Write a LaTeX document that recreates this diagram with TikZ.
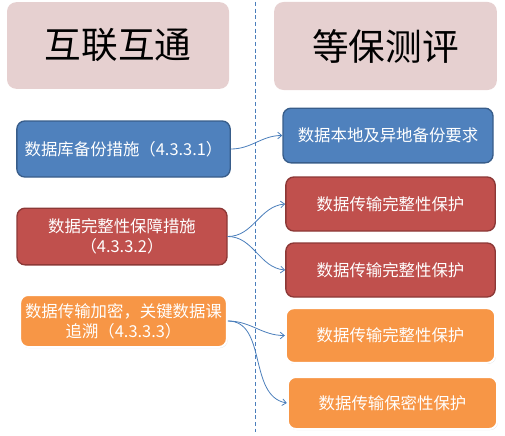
\documentclass[tikz,border=0pt]{standalone}
\usepackage{fontspec}
\setmainfont{Noto Sans CJK SC}
\usepackage{xcolor}
\usepackage{tikz}
\usetikzlibrary{arrows.meta,positioning,shadows}
\definecolor{HeadBg}{HTML}{E6D0D0}
\definecolor{AccBlue}{HTML}{4F81BD}
\definecolor{AccBlueD}{HTML}{385D8A}
\definecolor{AccRed}{HTML}{C0504D}
\definecolor{AccRedD}{HTML}{8C3836}
\definecolor{AccOrange}{HTML}{F79646}
\definecolor{LinkBlue}{HTML}{4A7EBB}

\begin{document}
\begin{tikzpicture}[x=0.75pt,y=-0.75pt,
  head/.style={rounded corners=7pt,fill=HeadBg,minimum width=166.5pt,minimum height=65pt,font=\fontsize{27.5}{30}\selectfont},
  box/.style={rounded corners=6pt,text=white,align=center,inner sep=2pt,line width=1pt,minimum width=157pt,minimum height=41pt,font=\fontsize{12.3}{15}\selectfont},
  bluebox/.style={box,fill=AccBlue,draw=AccBlueD},
  redbox/.style={box,fill=AccRed,draw=AccRedD},
  orangebox/.style={box,fill=AccOrange,draw=white,line width=1.5pt,drop shadow={shadow xshift=0.6pt,shadow yshift=-0.8pt,opacity=.25}},
  link/.style={-{Straight Barb[length=3pt,width=5pt]},LinkBlue,line width=.6pt}]
\useasboundingbox (0,0) rectangle (505,435);
% headers
\node[head] (hdL) at (118,45.5) {互联互通};
\node[head,minimum width=167pt,minimum height=66pt] (hdR) at (385.5,46) {等保测评};
\draw[LinkBlue,dashed,dash pattern=on 3pt off 2pt,line width=.6pt] (255,2) -- (255,432);
% left side
\node[bluebox,minimum width=160pt,minimum height=42pt] (lA) at (123.5,149) {数据库备份措施（4.3.3.1）};
\node[redbox,text width=150pt,minimum width=157.5pt,minimum height=42.5pt] (lB) at (122,236.5) {数据完整性保障措施\\（4.3.3.2）};
\node[orangebox,text width=150pt,minimum width=155pt,minimum height=39pt] (lC) at (123.5,321) {数据传输加密，关键数据课\\追溯（4.3.3.3）};
% right side
\node[bluebox,minimum width=157.5pt] (rA) at (388,135.5) {数据本地及异地备份要求};
\node[redbox,minimum height=40.5pt] (rB) at (390.5,204) {数据传输完整性保护};
\node[redbox,minimum height=40.5pt] (rC) at (390.5,270) {数据传输完整性保护};
\node[orangebox] (rD) at (390.5,335.5) {数据传输完整性保护};
\node[orangebox,minimum height=39pt] (rE) at (392.5,403) {数据传输保密性保护};
% links
\draw[link] (lA.east) to[out=0,in=180] (rA.west);
\draw[link] (lB.east) to[out=0,in=185] (rB.west);
\draw[link] (lB.east) to[out=0,in=175] (rC.west);
\draw[link] (lC.east) to[out=0,in=180] (rD.west);
\draw[link] (lC.east) to[out=0,in=170] (rE.west);
\end{tikzpicture}
\end{document}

AIM — Without including any picture, repeat the data exactly.

CORRECT RESPONSE —
Write a LaTeX document that recreates this diagram with TikZ.
\documentclass[tikz,border=0pt]{standalone}
\usepackage{fontspec}
\setmainfont{Noto Sans CJK SC}
\usepackage{xcolor}
\usepackage{tikz}
\usetikzlibrary{arrows.meta,positioning,shadows}
\definecolor{HeadBg}{HTML}{E6D0D0}
\definecolor{AccBlue}{HTML}{4F81BD}
\definecolor{AccBlueD}{HTML}{385D8A}
\definecolor{AccRed}{HTML}{C0504D}
\definecolor{AccRedD}{HTML}{8C3836}
\definecolor{AccOrange}{HTML}{F79646}
\definecolor{LinkBlue}{HTML}{4A7EBB}

\begin{document}
\begin{tikzpicture}[x=0.75pt,y=-0.75pt,
  head/.style={rounded corners=7pt,fill=HeadBg,minimum width=166.5pt,minimum height=65pt,font=\fontsize{27.5}{30}\selectfont},
  box/.style={rounded corners=6pt,text=white,align=center,inner sep=2pt,line width=1pt,minimum width=157pt,minimum height=41pt,font=\fontsize{12.3}{15}\selectfont},
  bluebox/.style={box,fill=AccBlue,draw=AccBlueD},
  redbox/.style={box,fill=AccRed,draw=AccRedD},
  orangebox/.style={box,fill=AccOrange,draw=white,line width=1.5pt,drop shadow={shadow xshift=0.6pt,shadow yshift=-0.8pt,opacity=.25}},
  link/.style={-{Straight Barb[length=3pt,width=5pt]},LinkBlue,line width=.6pt}]
\useasboundingbox (0,0) rectangle (505,435);
% headers
\node[head] (hdL) at (118,45.5) {互联互通};
\node[head,minimum width=167pt,minimum height=66pt] (hdR) at (385.5,46) {等保测评};
\draw[LinkBlue,dashed,dash pattern=on 3pt off 2pt,line width=.6pt] (255,2) -- (255,432);
% left side
\node[bluebox,minimum width=160pt,minimum height=42pt] (lA) at (123.5,149) {数据库备份措施（4.3.3.1）};
\node[redbox,text width=150pt,minimum width=157.5pt,minimum height=42.5pt] (lB) at (122,236.5) {数据完整性保障措施\\（4.3.3.2）};
\node[orangebox,text width=150pt,minimum width=155pt,minimum height=39pt] (lC) at (123.5,321) {数据传输加密，关键数据课\\追溯（4.3.3.3）};
% right side
\node[bluebox,minimum width=157.5pt] (rA) at (388,135.5) {数据本地及异地备份要求};
\node[redbox,minimum height=40.5pt] (rB) at (390.5,204) {数据传输完整性保护};
\node[redbox,minimum height=40.5pt] (rC) at (390.5,270) {数据传输完整性保护};
\node[orangebox] (rD) at (390.5,335.5) {数据传输完整性保护};
\node[orangebox,minimum height=39pt] (rE) at (392.5,403) {数据传输保密性保护};
% links
\draw[link] (lA.east) to[out=0,in=180] (rA.west);
\draw[link] (lB.east) to[out=0,in=185] (rB.west);
\draw[link] (lB.east) to[out=0,in=175] (rC.west);
\draw[link] (lC.east) to[out=0,in=180] (rD.west);
\draw[link] (lC.east) to[out=0,in=170] (rE.west);
\end{tikzpicture}
\end{document}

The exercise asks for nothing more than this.